Een religieus edict dwong de Amerikaanse regering een overgangsstrategie te herschrijven.
(Rajiv Chandrasekan in The Washington Post)
BAGDAD, 25 november.
Een fatwa zette het proces in waardoor er van een plan voor politieke overgang in Irak nauwelijks iets overbleef.
Het religieuze edict, in juni uitgevaardigd door de Groot-Ayatollah Ali Sistani de meest invloedrijke Sjiïtische geestelijke van Irak, heeft opgeroepen tot een nationale verkiezing van de ontwerpers van een nieuwe grondwet. Hij noemde de Amerikaanse plannen om de ontwerpers te benoemen “fundamenteel onaanvaardbaar”.
Zijn uitspraak, die oorspronkelijk door de regering Bush onderschat was, zorgde dat een uitvoerig uitgewerkt overgangsplan vervaardigd door de Amerikaanse bestuurder L. Paul Bremer, dat Irak bezet zou houden tot een grondwet geschreven zou zijn, volgens Amerikaanse en Irakese ambtenaren die bij het proces betrokken waren, tot mislukken gedoemd was.
Terwijl Bremer vreesde dat een constituerende vergadering te veel tijd zou vergen en ontwrichtend zou werken, leefde bij zijn persoonlijk met zorg uitgezochte Bestuursraad een sterk verlangen om het decreet van Sistani uit te voeren.
Daar er geen manier was om de fatwa te omzeilen en in toenemende mate Amerikaanse slachtoffers vielen, welke feiten President Bush onder druk zetten om de bezetting eerder te beëindigen, liet Bremer plotseling zijn oorspronkelijke plan varen om te vervangen door een regeling die de soevereiniteit aan een voorlopige regering zou geven voor een grondwet opgesteld zou zijn.
Bremers verzet tegen de fatwa, dat hij pas een paar weken geleden opgaf heeft wellicht de politieke overgang van het land vertraagd en de boosheid van het volk tegen de bezetting verergerd, volgens Irakese politieke leiders.
“Dank zij Bremer hebben wij vier maanden gewacht”, zei een lid van de raad, die anoniem wilde blijven. “Wij hadden deze overgang nu al kunnen bewerkstelligen, als wij meteen op de fatwa van Sistani ingegaan waren.
Maar de Amerikanen wilden er niet aan”.
Mensen die op de hoogte waren van de langdurige discussies tussen de Amerikaanse ambtenaren over de fatwa, zeiden dat Amerikaanse ambtenaren te ver van de plaatselijke situatie verwijderd waren om onmiddellijk de kracht van het edict te beseffen en aannamen dat vroegere wereldlijke bannelingen, met steun van de Amerikaanse regering het plan van Bremer er door zouden drukken.
Zelfs toen duidelijk werd, hoe groot de invloed van Sistani was, zeiden zij, bleef Bremer onwillig om direct zijn plan te herschrijven. “Hij wilde niet dat een Sjiitische geestelijke de voorwaarden van de politieke toekomst van Irak dicteerde”, zei een Amerikaanse ambtenaar die van het proces op de hoogte was.
Amerikaanse ambtenaren zeiden dat het maanden duurde voor zelfs Irakezen doorhadden hoe groot de invloed van de fatwa van Sistani was.

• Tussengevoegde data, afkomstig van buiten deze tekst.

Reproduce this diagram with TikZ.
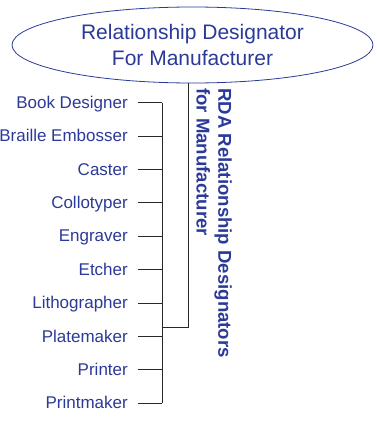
\documentclass[tikz,border=0pt]{standalone}
\usepackage{fontspec}
\setmainfont{Liberation Sans}
\usetikzlibrary{shapes.geometric}
\definecolor{rdablue}{RGB}{43,58,152}
\definecolor{lncol}{RGB}{40,40,40}
\begin{document}
\begin{tikzpicture}[x=1pt,y=1pt,
  lbl/.style={anchor=base east,inner sep=0pt,text=rdablue,font=\fontsize{17}{20}\selectfont},
  conn/.style={draw=lncol,line width=0.9pt},
  title/.style={draw=rdablue,line width=0.8pt,ellipse,inner sep=0pt,minimum width=361pt,minimum height=76pt,
    align=center,text=rdablue,font=\fontsize{21}{25.6}\selectfont},
  side/.style={rotate=-90,anchor=north west,inner sep=0pt,align=left,text=rdablue,
    font=\bfseries\fontsize{18.6}{21.7}\selectfont}]
\useasboundingbox (0,0) rectangle (377,-423);
\node[title] (ell) at (192.5,-45) {Relationship Designator\\For Manufacturer};
\node[side] (rot) at (232,-88) {RDA Relationship Designators\\for Manufacturer};
\foreach \i/\t in {1/Book Designer,2/Braille Embosser,3/Caster,4/Collotyper,5/Engraver,6/Etcher,7/Lithographer,8/Platemaker,9/Printer,10/Printmaker}{
  \pgfmathsetmacro{\yy}{-102.7-33.4*(\i-1)}
  \coordinate (t\i) at (162,\yy);
  \coordinate (s\i) at (138,\yy);
  \node[lbl] (n\i) at (128,\yy-5.5) {\t};
  \draw[conn] (s\i) -- (t\i);
}
\draw[conn] (t1) -- (t10);
\coordinate (j) at (162,-327.7);
\coordinate (k) at (188.7,-327.7);
\draw[conn] (j) -- (k) -- (k |- ell.south);
\end{tikzpicture}
\end{document}
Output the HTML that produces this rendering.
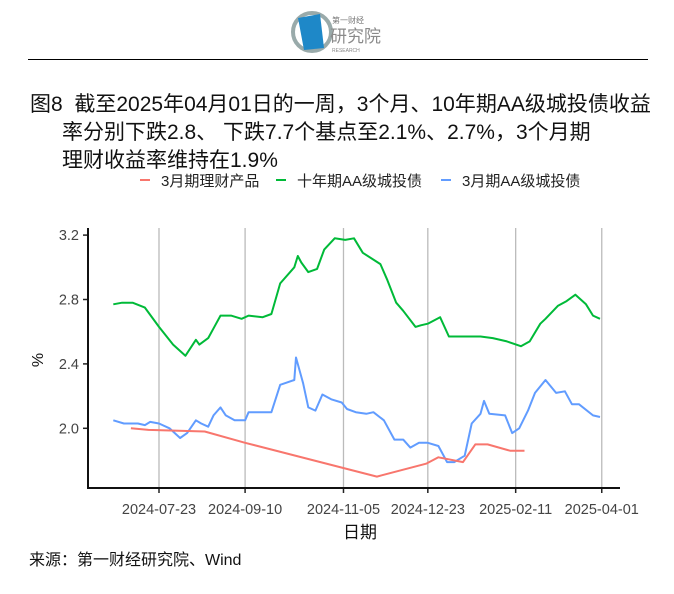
<!DOCTYPE html>
<html><head><meta charset="utf-8">
<style>
body{margin:0;background:#fff;width:674px;height:594px;overflow:hidden;font-family:"Liberation Sans","Noto Sans CJK SC",sans-serif;position:relative}
.t{position:absolute;color:#111;font-size:21px;white-space:nowrap}
</style></head><body>
<svg style="position:absolute;left:290px;top:10px" width="100" height="44">
<circle cx="22" cy="22" r="19" fill="none" stroke="#9aa" stroke-width="4"/>
<path d="M8 8 L30 4 L34 38 L14 40 Z" fill="#1e88c8"/>
<text x="42" y="13" font-size="8" fill="#777" font-family="Noto Sans CJK SC,sans-serif">第一财经</text>
<text x="40" y="32" font-size="17" fill="#8a8a8a" font-family="Noto Sans CJK SC,sans-serif">研究院</text>
<text x="42" y="42" font-size="5" fill="#888">RESEARCH</text>
</svg>
<div style="position:absolute;left:28px;top:59px;width:620px;height:1px;background:#000"></div>
<div class="t" style="left:30px;top:88px">图8&nbsp; 截至2025年04月01日的一周，3个月、10年期AA级城投债收益</div>
<div class="t" style="left:62px;top:116px">率分别下跌2.8、 下跌7.7个基点至2.1%、2.7%，3个月期</div>
<div class="t" style="left:62px;top:144px">理财收益率维持在1.9%</div>
<svg id="c" style="position:absolute;left:0;top:0" width="674" height="594"></svg>
<div style="position:absolute;left:29px;top:546px;font-size:16px;color:#111">来源：第一财经研究院、Wind</div>
<script>
const tickDays=[0,49,105,153,203,252];
const tickLabels=["2024-07-23","2024-09-10","2024-11-05","2024-12-23","2025-02-11","2025-04-01"];
const yTicks=[2.0,2.4,2.8,3.2];
const yTickLabels=["2.0","2.4","2.8","3.2"];
const seriesNames=["3月期理财产品","十年期AA级城投债","3月期AA级城投债"];
const seriesColors=["#f8766d","#00ba38","#619cff"];
const redDays=[-16,-6,26,49,124,152,159,173,180,187,200,208];
const redVals=[2.00,1.99,1.98,1.91,1.70,1.78,1.82,1.79,1.90,1.90,1.86,1.86];
const greenDays=[-26,-21,-15,-8,0,8,15,21,23,28,32,35,41,47,51,59,64,69,77,79,81,85,90,94,100,106,111,116,126,130,135,139,146,149,153,160,165,171,183,190,198,206,211,217,220,227,232,237,243,247,251];
const greenVals=[2.77,2.78,2.78,2.75,2.63,2.52,2.45,2.55,2.52,2.56,2.64,2.70,2.70,2.68,2.70,2.69,2.71,2.90,3.00,3.07,3.03,2.97,2.99,3.11,3.18,3.17,3.18,3.09,3.02,2.92,2.78,2.73,2.63,2.64,2.65,2.69,2.57,2.57,2.57,2.56,2.54,2.51,2.54,2.65,2.68,2.76,2.79,2.83,2.77,2.70,2.68];
const blueDays=[-26,-20,-12,-8,-5,0,6,12,16,21,24,28,31,35,38,43,49,51,57,64,69,77,78,82,85,89,93,98,104,107,112,118,122,128,134,139,143,148,153,159,164,168,174,178,183,185,188,197,201,205,210,214,220,226,231,235,239,247,251];
const blueVals=[2.05,2.03,2.03,2.02,2.04,2.03,2.00,1.94,1.97,2.05,2.03,2.01,2.08,2.13,2.08,2.05,2.05,2.10,2.10,2.10,2.27,2.30,2.44,2.28,2.13,2.11,2.21,2.18,2.16,2.12,2.10,2.09,2.10,2.05,1.93,1.93,1.88,1.91,1.91,1.89,1.79,1.79,1.83,2.03,2.09,2.17,2.09,2.08,1.97,2.00,2.11,2.22,2.30,2.22,2.23,2.15,2.15,2.08,2.07];
const NS="http://www.w3.org/2000/svg",svg=document.getElementById('c');
function X(d){return 159+d*1.757}
function Y(v){return 428.3-(v-2)*161}
function mk(tag,at,txt){const e=document.createElementNS(NS,tag);for(const k in at)e.setAttribute(k,at[k]);if(txt!=null)e.textContent=txt;svg.appendChild(e);return e}
tickDays.forEach((d,i)=>{
 const g=mk('line',{x1:X(d),x2:X(d),y1:228,y2:488,stroke:'#bbb','stroke-width':1.3});
 
 
 const t=mk('line',{x1:X(d),x2:X(d),y1:488,y2:493,stroke:'#222','stroke-width':1.5});
 
 
 const l=mk('text',{x:X(d),y:514,'text-anchor':'middle','font-size':14.5,fill:'#444'},tickLabels[i]);
 
 
});
yTicks.forEach((v,i)=>{
 const t=mk('line',{x1:83,x2:88,y1:Y(v),y2:Y(v),stroke:'#222','stroke-width':1.5});
 
 
 const l=mk('text',{x:79,y:Y(v)+5,'text-anchor':'end','font-size':14.5,fill:'#444'},yTickLabels[i]);
 
 
});
const ax=mk('path',{d:'M88 228 V488 H620',fill:'none',stroke:'#111','stroke-width':2});


const yl=mk('text',{x:0,y:0,transform:'translate(43,360) rotate(-90)','text-anchor':'middle','font-size':16,fill:'#111'},'%');


const xl=mk('text',{x:360,y:538,'text-anchor':'middle','font-size':17,fill:'#111'},'日期');


function line(ds,vs,c,name){
 const p=mk('path',{d:ds.map((d,i)=>(i?'L':'M')+X(d).toFixed(1)+' '+Y(vs[i]).toFixed(1)).join(' '),fill:'none',stroke:c,'stroke-width':2,'stroke-linejoin':'round'});
 
 
}
line(greenDays,greenVals,seriesColors[1],'line-10y-aa-chengtou');
line(blueDays,blueVals,seriesColors[2],'line-3m-aa-chengtou');
line(redDays,redVals,seriesColors[0],'line-3m-wealth-product');
const lx=[140,276,441];
seriesNames.forEach((n,i)=>{
 const s=mk('line',{x1:lx[i],x2:lx[i]+10,y1:180,y2:180,stroke:seriesColors[i],'stroke-width':2});
 
 
 const t=mk('text',{x:lx[i]+21,y:186,'font-size':15,fill:'#222'},n);
 
 
});
</script>
</body></html>
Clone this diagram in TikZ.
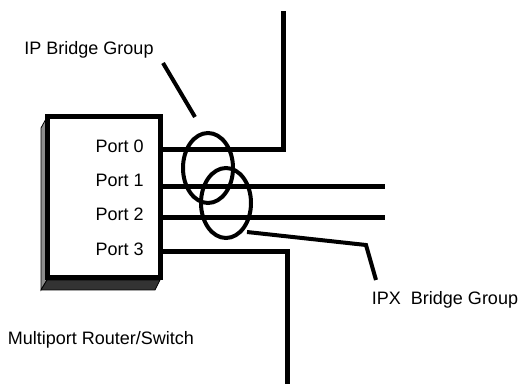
\documentclass[tikz,border=0pt]{standalone}
\usepackage{fontspec}
\setmainfont{Liberation Sans}
\usetikzlibrary{positioning,shapes.geometric}

\begin{document}
\begin{tikzpicture}[x=0.75pt, y=-0.75pt,
    wire/.style={line width=3.75pt},
    ring/.style={draw, ellipse, line width=3pt, inner sep=0pt, minimum width=37.5pt, minimum height=52.5pt},
    lead/.style={line width=3pt},
    lbl/.style={font=\fontsize{13.5}{16}\selectfont, inner sep=0pt}
]
\useasboundingbox (0,0) rectangle (521,384);

% 3D sides of the router box
\filldraw[fill=black!45, line width=0.6pt] (41,128) -- (47,117) -- (47,280) -- (41,290) -- cycle;
\filldraw[fill=black!80, line width=0.6pt] (41,290) -- (47,280) -- (160,280) -- (155,290) -- cycle;
\node[draw, fill=white, line width=3.75pt, minimum width=84.75pt, minimum height=120.75pt] (router) at (103.5,197.5) {};

\node[lbl, anchor=east] (port0) at (144,146) {Port 0};
\node[lbl, anchor=east] (port1) at (144,180) {Port 1};
\node[lbl, anchor=east] (port2) at (144,214) {Port 2};
\node[lbl, anchor=east] (port3) at (144,249) {Port 3};
\node[lbl] (caption) at (101,340) {Multiport Router/Switch};

% far ends of the segments
\coordinate (seg0) at (283,11);
\coordinate (seg1) at (385,187);
\coordinate (seg2) at (385,218);
\coordinate (seg3) at (287,384);

\draw[wire] (router.east |- 0,150) -| (seg0);
\draw[wire] (router.east |- seg1) -- (seg1);
\draw[wire] (router.east |- seg2) -- (seg2);
\draw[wire] (router.east |- 0,252) -| (seg3);

% bridge groups
\node[ring] (ipring) at (208,168) {};
\node[ring] (ipxring) at (226,203) {};

\node[lbl] (ipgroup) at (89,50) {IP Bridge Group};
\node[lbl] (ipxgroup) at (445,300) {IPX\ \ Bridge Group};

\coordinate (iptail) at (163,63);
\coordinate (iptip) at (195,117);
\coordinate (ipxtip) at (247,232);
\coordinate (ipxbend) at (366,245);
\coordinate (ipxtail) at (376,280);
\draw[lead] (iptail) -- (iptip);
\draw[lead] (ipxtip) -- (ipxbend) -- (ipxtail);
\end{tikzpicture}
\end{document}
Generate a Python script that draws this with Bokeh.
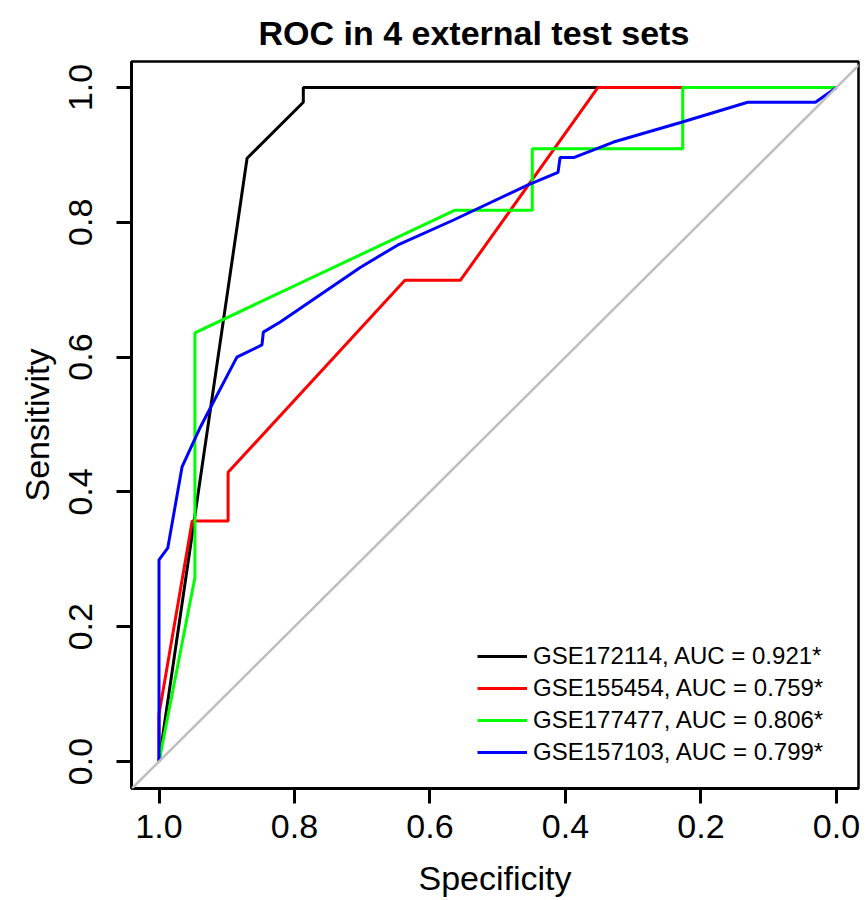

Vertegenwoordigers van Bremer hoopten ook dat andere Sjiïtische geestelijken tegengas zouden geven aan Sistani met verklaringen die andere benaderingen dan algemene verkiezingen zouden steunen, maar daar kwam niet veel van terecht.
“Wij dachten dat een brede raadpleging van het volk nodig was om te weten wat het wilde.”, zei een ambtenaar die bij de politieke overgang betrokken was. “Bij nader inzien”, voegde een andere ambtenaar eraan toe, “hadden wij het anders moeten doen”.